GOAL:
Collect from the data below each line with "that".
>> Start PROVIDED DATA
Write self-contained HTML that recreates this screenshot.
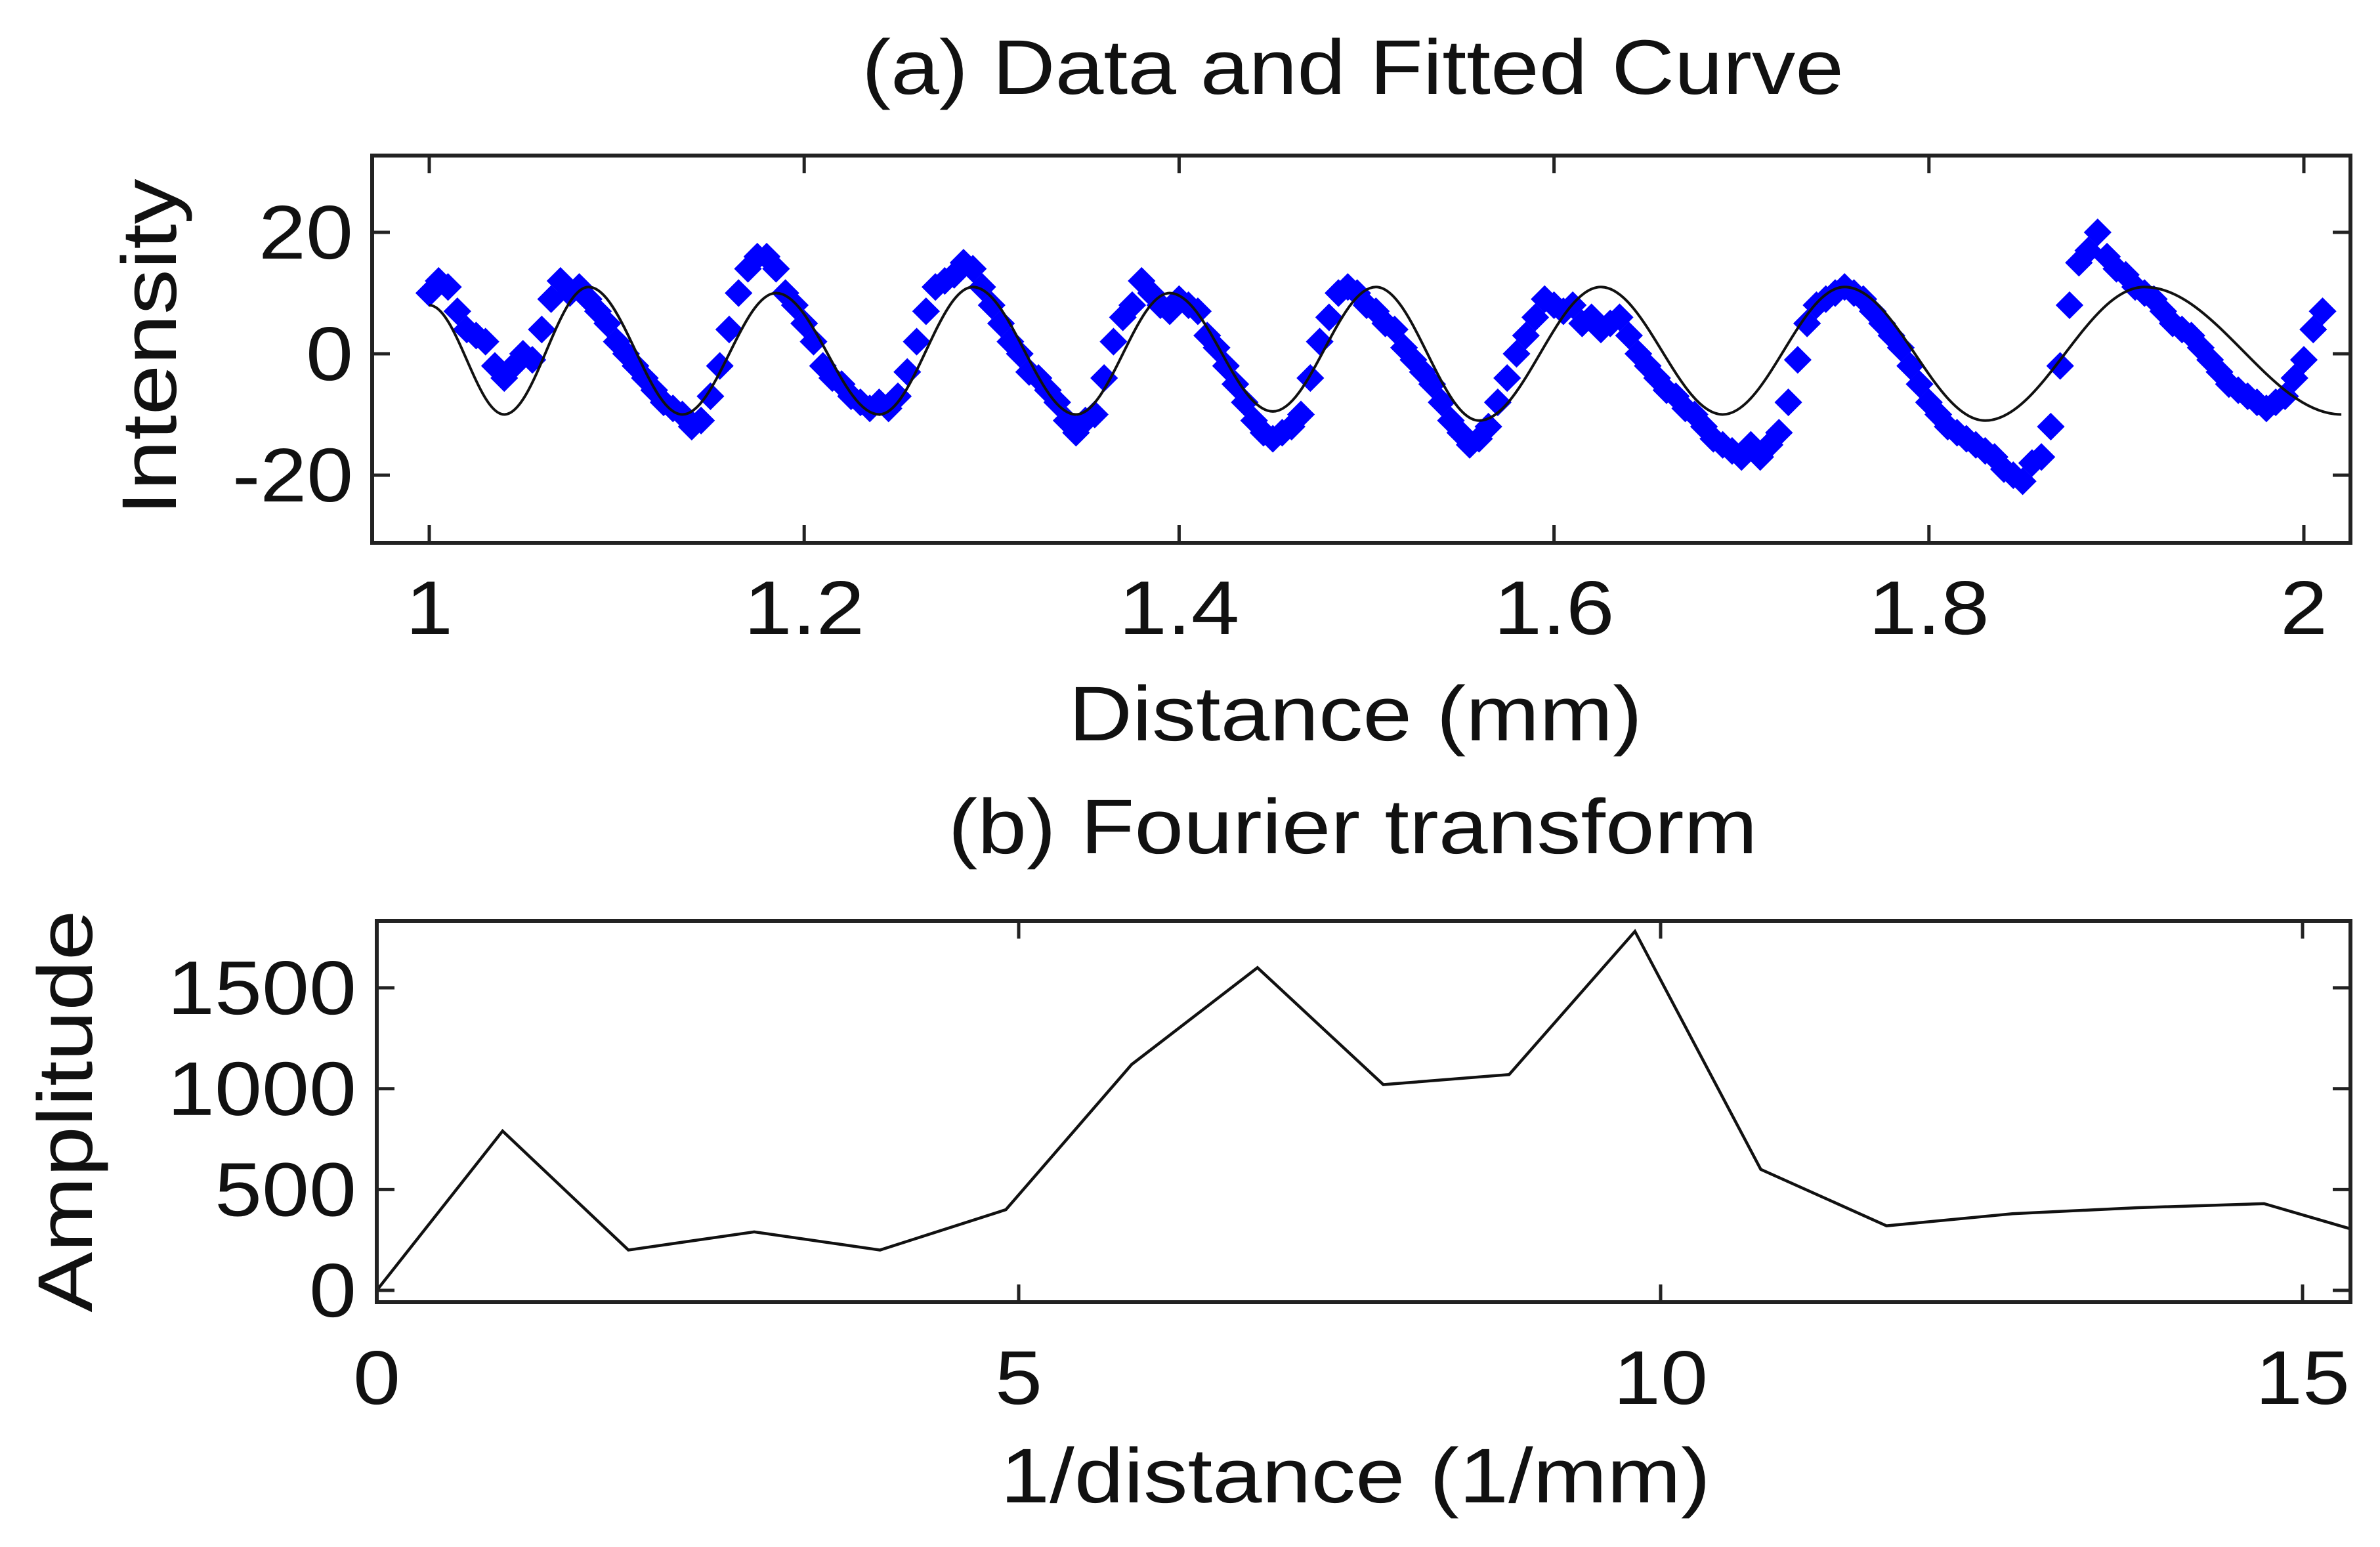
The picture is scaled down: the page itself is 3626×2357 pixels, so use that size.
<!DOCTYPE html>
<html><head><meta charset="utf-8"><style>
html,body{margin:0;padding:0;background:#fff;}
svg{display:block;font-family:"Liberation Sans",Arial,sans-serif;}
</style></head><body>
<svg id="fig" width="3626" height="2357" viewBox="0 0 3626 2357" xmlns="http://www.w3.org/2000/svg">
<rect x="0" y="0" width="3626" height="2357" fill="#fff"/>
<g id="pa"></g>
<g id="pb"></g>
</svg>
<script>
// ---- Panel (a) data ----
const dataX = [1.00,1.005,1.01,1.015,1.02,1.025,1.03,1.035,1.04,1.045,1.05,1.055,1.06,1.065,1.07,1.075,1.08,1.085,1.09,1.095,1.10,1.105,1.11,1.115,1.12,1.125,1.13,1.135,1.14,1.145,1.15,1.155,1.16,1.165,1.17,1.175,1.18,1.185,1.19,1.195,1.20,1.205,1.21,1.215,1.22,1.225,1.23,1.235,1.24,1.245,1.25,1.255,1.26,1.265,1.27,1.275,1.28,1.285,1.29,1.295,1.30,1.305,1.31,1.315,1.32,1.325,1.33,1.335,1.34,1.345,1.35,1.355,1.36,1.365,1.37,1.375,1.38,1.385,1.39,1.395,1.40,1.405,1.41,1.415,1.42,1.425,1.43,1.435,1.44,1.445,1.45,1.455,1.46,1.465,1.47,1.475,1.48,1.485,1.49,1.495,1.50,1.505,1.51,1.515,1.52,1.525,1.53,1.535,1.54,1.545,1.55,1.555,1.56,1.565,1.57,1.575,1.58,1.585,1.59,1.595,1.60,1.605,1.61,1.615,1.62,1.625,1.63,1.635,1.64,1.645,1.65,1.655,1.66,1.665,1.67,1.675,1.68,1.685,1.69,1.695,1.70,1.705,1.71,1.715,1.72,1.725,1.73,1.735,1.74,1.745,1.75,1.755,1.76,1.765,1.77,1.775,1.78,1.785,1.79,1.795,1.80,1.805,1.81,1.815,1.82,1.825,1.83,1.835,1.84,1.845,1.85,1.855,1.86,1.865,1.87,1.875,1.88,1.885,1.89,1.895,1.90,1.905,1.91,1.915,1.92,1.925,1.93,1.935,1.94,1.945,1.95,1.955,1.96,1.965,1.97,1.975,1.98,1.985,1.99,1.995,2.00,2.005,2.01];
const dataY = [10,12,11,7,4,3,2,-2,-4,-2,0,-1,4,9,12,10,11,9,7,5,2,0,-2,-4,-6,-8,-9,-10,-12,-11,-7,-2,4,10,14,16,16,14,10,8,5,2,-2,-4,-5,-7,-8,-9,-8,-9,-7,-3,2,7,11,12,13,15,14,11,8,5,2,0,-3,-4,-6,-8,-11,-13,-11,-10,-4,2,6,8,12,10,8,7,9,8,7,3,1,-2,-5,-8,-11,-13,-14,-13,-12,-10,-4,2,6,10,11,10,8,7,5,4,1,-1,-3,-5,-8,-11,-13,-15,-14,-12,-8,-4,0,3,6,9,8,7,8,5,6,4,5,6,3,0,-2,-4,-6,-7,-9,-10,-12,-14,-15,-16,-17,-15,-17,-15,-13,-8,-1,5,8,9,10,11,10,9,7,5,3,1,-2,-5,-8,-10,-12,-13,-14,-15,-16,-17,-19,-20,-21,-18,-17,-12,-2,8,15,17,20,16,14,13,11,10,9,7,5,4,3,1,-1,-3,-5,-6,-7,-8,-9,-8,-7,-4,-1,4,7];
// fitted curve extrema (x, y)
const fitX = [1.00,1.04,1.085,1.135,1.185,1.24,1.29,1.345,1.395,1.45,1.505,1.56,1.625,1.69,1.755,1.83,1.915,2.02];
const fitY = [8,-10,11,-10,10,-10,11,-10,10,-9.5,11,-11,11,-10,11,-11,11,-10];
const xTicksA = [1,1.2,1.4,1.6,1.8,2];
const xTickLabelsA = ["1","1.2","1.4","1.6","1.8","2"];
const yTicksA = [-20,0,20];
const yTickLabelsA = ["-20","0","20"];
// ---- Panel (b) data ----
const freqX = [0,0.98,1.96,2.94,3.92,4.9,5.88,6.86,7.84,8.82,9.8,10.78,11.76,12.74,13.72,14.7,15.4];
const ampY = [0,790,200,290,200,400,1120,1600,1020,1070,1780,600,320,380,410,430,300];
const xTicksB = [0,5,10,15];
const xTickLabelsB = ["0","5","10","15"];
const yTicksB = [0,500,1000,1500];
const yTickLabelsB = ["0","500","1000","1500"];

const NS="http://www.w3.org/2000/svg";
function mk(tag,parent){const e=document.createElementNS(NS,tag);parent.appendChild(e);return e;}
function lenOf(s){let w=0;for(const c of s){w+=(c==='.'||c==='-')?40:72;}return w;}

const A={l:567,r:3581,t:237,b:827};
const ax=v=>654+(v-1)*(3510-654);
const ay=v=>539-v*9.25;
const B={l:574,r:3581,t:1403,b:1984};
const bx=v=>574+v*(3508-574)/15;
const by=v=>1966-v*0.3073;

const pa=document.getElementById('pa');
const pb=document.getElementById('pb');

function frame(g,F,nm){
  const r=mk('rect',g);
  r.setAttribute('x',F.l);r.setAttribute('y',F.t);r.setAttribute('width',F.r-F.l);r.setAttribute('height',F.b-F.t);
  r.setAttribute('fill','none');r.setAttribute('stroke','#222');r.setAttribute('stroke-width','6');
  
  
}
function text(g,x,y,s,size,anchor,nm,len,rot){
  const t=mk('text',g);
  t.setAttribute('x',x);t.setAttribute('y',y);t.setAttribute('font-size',size);t.setAttribute('text-anchor',anchor);t.setAttribute('fill','#111');
  if(len){t.setAttribute('textLength',len);t.setAttribute('lengthAdjust','spacingAndGlyphs');}
  if(rot)t.setAttribute('transform','rotate(-90 '+x+' '+y+')');
  t.textContent=s;
  
  
  return t;
}
function tick(g,x1,y1,x2,y2){
  const l=mk('line',g);
  l.setAttribute('x1',x1);l.setAttribute('y1',y1);l.setAttribute('x2',x2);l.setAttribute('y2',y2);
  l.setAttribute('stroke','#222');l.setAttribute('stroke-width','5');
  
  
}

// ----- Panel A -----
text(pa,2061,143,"(a) Data and Fitted Curve",118,'middle','title-a',1496);
const mg=mk('g',pa);


for(let i=0;i<dataX.length;i++){
  const x=ax(dataX[i]),y=ay(dataY[i]),s=19;
  const p=mk('path',mg);
  p.setAttribute('d',`M${x} ${y-s}L${x+s} ${y}L${x} ${y+s}L${x-s} ${y}Z`);
  p.setAttribute('fill','#0000ff');p.setAttribute('stroke','#0000ff');p.setAttribute('stroke-width','3');
  
  
}
let d=`M${ax(fitX[0])} ${ay(fitY[0])}`;
for(let i=1;i<fitX.length;i++){
  const x0=ax(fitX[i-1]),y0=ay(fitY[i-1]),x1=ax(fitX[i]),y1=ay(fitY[i]);
  const dx=(x1-x0)*0.36;
  d+=` C${x0+dx} ${y0} ${x1-dx} ${y1} ${x1} ${y1}`;
}
const fc=mk('path',pa);
fc.setAttribute('d',d);fc.setAttribute('fill','none');fc.setAttribute('stroke','#111');fc.setAttribute('stroke-width','4');


frame(pa,A,'plot-frame-a');
xTicksA.forEach((v,i)=>{
  const x=ax(v);tick(pa,x,A.b,x,A.b-27);tick(pa,x,A.t,x,A.t+27);
  text(pa,x,966,xTickLabelsA[i],116,'middle','x-tick-label',lenOf(xTickLabelsA[i]));
});
yTicksA.forEach((v,i)=>{
  const y=ay(v);tick(pa,A.l,y,A.l+27,y);tick(pa,A.r,y,A.r-27,y);
  text(pa,538,y+40,yTickLabelsA[i],116,'end','y-tick-label',lenOf(yTickLabelsA[i]));
});
text(pa,2065,1128,"Distance (mm)",118,'middle','x-axis-title-a',874);
text(pa,268,529,"Intensity",118,'middle','y-axis-title-a',513,true);

// ----- Panel B -----
text(pb,2061,1300,"(b) Fourier transform",118,'middle','title-b',1233);
let d2='';
freqX.forEach((v,i)=>{d2+=(i?'L':'M')+bx(v)+' '+by(ampY[i]);});
const cp=mk('clipPath',pb);cp.setAttribute('id','clipb');
const cr=mk('rect',cp);cr.setAttribute('x',B.l);cr.setAttribute('y',B.t);cr.setAttribute('width',B.r-B.l);cr.setAttribute('height',B.b-B.t);
const ln=mk('path',pb);
ln.setAttribute('d',d2);ln.setAttribute('fill','none');ln.setAttribute('stroke','#111');ln.setAttribute('stroke-width','4.5');ln.setAttribute('clip-path','url(#clipb)');


frame(pb,B,'plot-frame-b');
xTicksB.forEach((v,i)=>{
  const x=bx(v);tick(pb,x,B.b,x,B.b-27);tick(pb,x,B.t,x,B.t+27);
  text(pb,x,2139,xTickLabelsB[i],116,'middle','x-tick-label',lenOf(xTickLabelsB[i]));
});
yTicksB.forEach((v,i)=>{
  const y=by(v);tick(pb,B.l,y,B.l+27,y);tick(pb,B.r,y,B.r-27,y);
  text(pb,543,y+40,yTickLabelsB[i],116,'end','y-tick-label',lenOf(yTickLabelsB[i]));
});
text(pb,2065,2289,"1/distance (1/mm)",118,'middle','x-axis-title-b',1082);
text(pb,140,1693,"Amplitude",118,'middle','y-axis-title-b',613,true);
</script>
</body></html>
>> End PROVIDED DATA
FINISHED TASK:
Write self-contained HTML that recreates this screenshot.
The picture is scaled down: the page itself is 3626×2357 pixels, so use that size.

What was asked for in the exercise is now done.